The statement, besides recapping how the device had gone missing on Aug 10, also listed health issues associated with unprotected exposure to the material.
"According to the Atomic Energy Licensing Board (AELB), the device, which contains 50 curies (unit of radioactivity) of Iridium-192, can cause health issues depending on the type of exposure.
"Anyone exposed to any activities with readings of around 50 curies and at around 120 minutes within a distance of one meter (without protection) will receive exposure levels as high as 500 millisievert (mSv).
"Exposures around 500mSv will bring about nausea and headaches and (exposure) above it can lead to burnt skin," he said.
Comm Mazlan said police were currently working with the AELB to trace the missing equipment, and as well as locating any possible suspects.

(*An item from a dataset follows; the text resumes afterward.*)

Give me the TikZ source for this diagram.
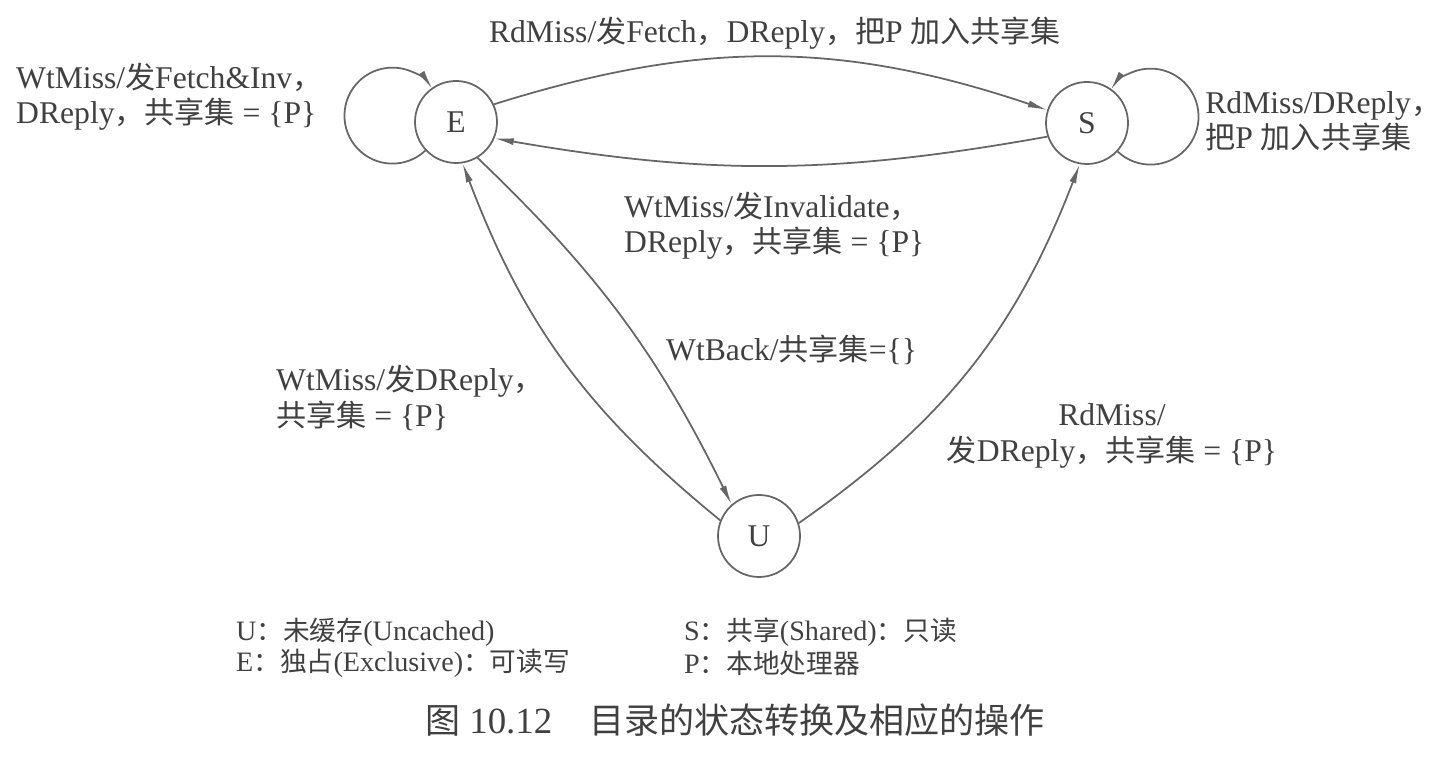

On Aug 10, the device went missing as it was being transported from Seremban.
The company that owned the RDD, consisting of a large metal tube with a handle on top, reportedly used it to detect cracks in metal as part of inspection protocols in the energy, power and transportation sectors.
Police initially detained two technicians who were transporting the device.
The duo, after completing their task, reportedly loaded the device onto the back of their pick-up truck and left for their office in Shah Alam at 2am.
The device was missing when they arrived an hour later. The duo claimed they did not stop on their journey back, and feared that it could have fallen off their truck.